Ringfort (Rath), Drumaskin, Co. Galway
Co. Galway |
Ringforts
A slight rise in the grassland at Drumaskin is enough to set this ringfort apart from the surrounding terrain, which rolls unevenly down to marshy ground on its northern side.
The choice of position was deliberate: early medieval farmers and their families who occupied such enclosures, probably between the sixth and twelfth centuries, preferred elevated ground for visibility and drainage, not dramatic hilltops. What survives here is almost circular, roughly 46 metres across, and still legible in the landscape despite centuries of wear.
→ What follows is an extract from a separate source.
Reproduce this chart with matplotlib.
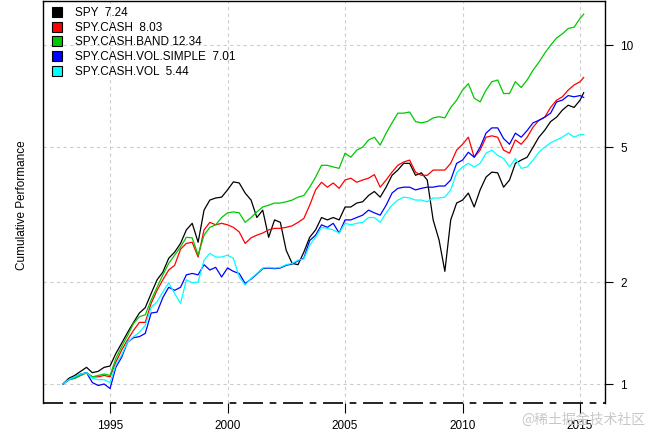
import numpy as np
import pandas as pd
import matplotlib
matplotlib.use("Agg")
import matplotlib.pyplot as plt
from matplotlib.lines import Line2D

plt.rcParams['font.family'] = ['Liberation Sans', 'DejaVu Sans']

dates = list(pd.date_range("1993-01-01", "2015-01-01", freq="QS")) + [pd.Timestamp("2015-02-27")]

spy = [1.00, 1.04, 1.06, 1.09, 1.12, 1.08, 1.09, 1.12, 1.13, 1.23, 1.32, 1.42,
       1.52, 1.62, 1.68, 1.85, 2.03, 2.14, 2.35, 2.45, 2.60, 2.85, 2.98, 2.62,
       3.26, 3.49, 3.54, 3.56, 3.74, 3.95, 3.92, 3.66, 3.49, 3.10, 3.26, 2.71,
       3.05, 3.00, 2.48, 2.27, 2.25, 2.45, 2.71, 2.85, 3.10, 3.05, 3.10, 3.05,
       3.33, 3.33, 3.42, 3.45, 3.60, 3.70, 3.56, 3.81, 4.13, 4.28, 4.48, 4.48,
       4.13, 4.20, 4.00, 3.05, 2.66, 2.15, 3.05, 3.42, 3.49, 3.66, 3.33, 3.74,
       4.08, 4.22, 4.20, 3.81, 4.00, 4.48, 4.58, 4.67, 5.00, 5.35, 5.61, 5.95,
       6.13, 6.43, 6.65, 6.55, 6.88, 7.24]

spy_cash = [1.00, 1.03, 1.04, 1.06, 1.08, 1.05, 1.05, 1.06, 1.05, 1.16, 1.26, 1.35,
            1.44, 1.52, 1.52, 1.73, 1.89, 2.03, 2.17, 2.24, 2.50, 2.60, 2.62, 2.37,
            2.85, 3.00, 2.95, 2.98, 2.95, 2.90, 2.81, 2.60, 2.70, 2.75, 2.79, 2.85,
            2.88, 2.88, 2.90, 2.93, 3.00, 3.08, 3.37, 3.74, 3.94, 3.81, 3.92, 3.78,
            4.00, 4.05, 3.94, 4.00, 4.05, 4.15, 3.81, 4.00, 4.22, 4.42, 4.52, 4.58,
            4.22, 4.13, 4.13, 4.28, 4.28, 4.28, 4.48, 4.90, 5.10, 5.35, 4.67, 4.90,
            5.35, 5.40, 5.35, 4.90, 4.80, 5.25, 5.10, 5.35, 5.73, 6.00, 6.13, 6.55,
            6.88, 7.04, 7.37, 7.63, 7.80, 8.03]

spy_cash_band = [1.00, 1.03, 1.04, 1.06, 1.08, 1.05, 1.06, 1.07, 1.06, 1.19, 1.29, 1.39,
                 1.51, 1.58, 1.60, 1.77, 1.93, 2.10, 2.27, 2.40, 2.54, 2.71, 2.70, 2.40,
                 2.75, 2.90, 2.95, 3.10, 3.20, 3.22, 3.20, 3.00, 3.10, 3.22, 3.33, 3.37,
                 3.42, 3.42, 3.45, 3.49, 3.56, 3.60, 3.81, 4.08, 4.42, 4.42, 4.37, 4.33,
                 4.80, 4.67, 4.90, 5.00, 5.25, 5.35, 5.07, 5.50, 5.90, 6.30, 6.30, 6.35,
                 5.95, 5.90, 5.95, 6.10, 6.15, 6.10, 6.55, 6.88, 7.37, 7.70, 6.98, 6.80,
                 7.37, 7.80, 7.89, 7.20, 7.20, 7.80, 7.50, 7.89, 8.44, 8.90, 9.47, 10.0,
                 10.5, 10.8, 11.2, 11.3, 12.0, 12.34]

spy_cash_vol_simple = [1.00, 1.03, 1.05, 1.07, 1.08, 1.01, 0.99, 1.00, 0.97, 1.12, 1.20, 1.33,
                       1.37, 1.38, 1.41, 1.62, 1.63, 1.80, 1.93, 1.89, 1.93, 2.10, 2.12, 2.10,
                       2.25, 2.17, 2.21, 2.07, 2.20, 2.15, 2.12, 1.98, 2.04, 2.11, 2.19, 2.20,
                       2.19, 2.20, 2.24, 2.26, 2.31, 2.35, 2.65, 2.75, 2.95, 2.90, 2.98, 2.79,
                       3.05, 3.05, 3.10, 3.15, 3.26, 3.20, 3.15, 3.37, 3.66, 3.78, 3.81, 3.81,
                       3.74, 3.78, 3.81, 3.81, 3.84, 3.84, 4.00, 4.48, 4.58, 4.83, 4.67, 5.00,
                       5.50, 5.70, 5.70, 5.30, 5.10, 5.50, 5.35, 5.60, 5.90, 6.00, 6.13, 6.30,
                       6.80, 6.88, 7.10, 7.04, 7.10, 7.01]

spy_cash_vol = [1.00, 1.03, 1.05, 1.07, 1.08, 1.04, 1.03, 1.03, 1.01, 1.14, 1.22, 1.33,
                1.38, 1.42, 1.49, 1.68, 1.75, 1.87, 1.99, 1.85, 1.73, 2.03, 1.99, 2.00,
                2.32, 2.43, 2.37, 2.37, 2.40, 2.35, 2.07, 1.96, 2.05, 2.12, 2.20, 2.21,
                2.20, 2.21, 2.25, 2.27, 2.32, 2.34, 2.57, 2.71, 2.90, 2.88, 2.85, 2.79,
                2.98, 2.95, 2.98, 3.00, 3.10, 3.10, 3.00, 3.20, 3.37, 3.49, 3.56, 3.54,
                3.49, 3.49, 3.45, 3.54, 3.54, 3.56, 3.74, 4.20, 4.37, 4.48, 4.37, 4.48,
                4.80, 4.90, 4.73, 4.63, 4.37, 4.63, 4.33, 4.37, 4.58, 4.83, 5.00, 5.15,
                5.25, 5.35, 5.50, 5.35, 5.45, 5.44]

names = ["SPY", "SPY.CASH", "SPY.CASH.BAND", "SPY.CASH.VOL.SIMPLE", "SPY.CASH.VOL"]
series = [spy, spy_cash, spy_cash_band, spy_cash_vol_simple, spy_cash_vol]
colors = ["black", "#ff0000", "#00c800", "#0000ff", "#00ffff"]

year_ticks = [1995, 2000, 2005, 2010, 2015]
y_ticks = [1, 2, 5, 10]

fig = plt.figure(figsize=(6.48, 4.32), dpi=100)
ax = fig.add_axes([43 / 648, 1 - 403 / 432, 562 / 648, 402 / 432])

for vals, col in zip(series, colors):
    ax.plot(dates, vals, color=col, lw=0.9)

ax.set_yscale('log')
ax.set_ylim(0.879, 13.5)
ax.set_xlim(pd.Timestamp("1992-02-24"), pd.Timestamp("2016-01-24"))

xt = [pd.Timestamp(f"{y}-01-01") for y in year_ticks]
ax.set_xticks(xt)
ax.set_xticklabels([str(y) for y in year_ticks])
ax.set_yticks(y_ticks)
ax.set_yticklabels([str(v) for v in y_ticks])
ax.yaxis.set_minor_locator(plt.NullLocator())
ax.yaxis.tick_right()
ax.tick_params(axis='y', length=6, width=0.8, pad=5, labelsize=8.5, colors='black')
ax.tick_params(axis='x', length=7, width=0.8, pad=5, labelsize=8.5)

ax.grid(True, color='#cccccc', lw=0.8, linestyle=(0, (3, 3)))
ax.set_axisbelow(True)

for side in ['top', 'left', 'right']:
    ax.spines[side].set_linewidth(1.0)
ax.spines['bottom'].set_visible(False)
ax.plot([0, 1], [0, 0], transform=ax.transAxes, color='black', lw=1.2,
        dashes=[12, 4, 4, 4], clip_on=False)

handles = [Line2D([], [], linestyle='none', marker='s', markersize=7,
                  markerfacecolor=c, markeredgecolor='black', markeredgewidth=0.8)
           for c in colors]
labels = [f"{n} {v[-1]:5.2f}" for n, v in zip(names, series)]
fig.legend(handles, labels, loc='upper left', bbox_to_anchor=(51 / 648, 1 - 7 / 432),
           frameon=False, fontsize=8.5, handlelength=1.0, handletextpad=1.0,
           labelspacing=0.23, borderpad=0, borderaxespad=0)

fig.text(22 / 648, 1 - 205 / 432, "Cumulative Performance", rotation=90,
         ha='center', va='center', fontsize=8.5)

fig.text(645 / 648, 1 - 420 / 432, "@稀土掘金技术社区", ha='right', va='center',
         fontsize=10, color='#c8c8c8', family=['Noto Sans CJK SC', 'DejaVu Sans'])

fig.savefig("out.png", dpi=100)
A rath, as this type of enclosure is generally called, consisted of a raised earthen bank surrounding a domestic settlement, sometimes accompanied by an outer ditch, known as a fosse, dug to reinforce the boundary. At Drumaskin, the fosse is most clearly preserved along the southern and western arc, sweeping round to the north-west, while the bank itself has been considerably reduced over time and shows evidence of quarrying on its southern and western sides, suggesting the material was removed at some point for use elsewhere. A gap on the south-eastern side, now blocked, may represent the original entrance, which in Irish ringforts was commonly positioned to face the rising sun. Inside the enclosure, the ground is far from flat: there is a circular depression about six and a half metres across, which might reflect the site of a sunken feature such as a souterrain (an underground stone-lined passage used for storage or refuge), and three low rectangular earthen mounds, each around nine metres long and half a metre high, whose precise function is not easily determined from surface evidence alone. These interior features are the detail that lifts the site beyond a simple grass-covered ring, hinting at a layered history of use that extended well beyond the enclosure bank itself.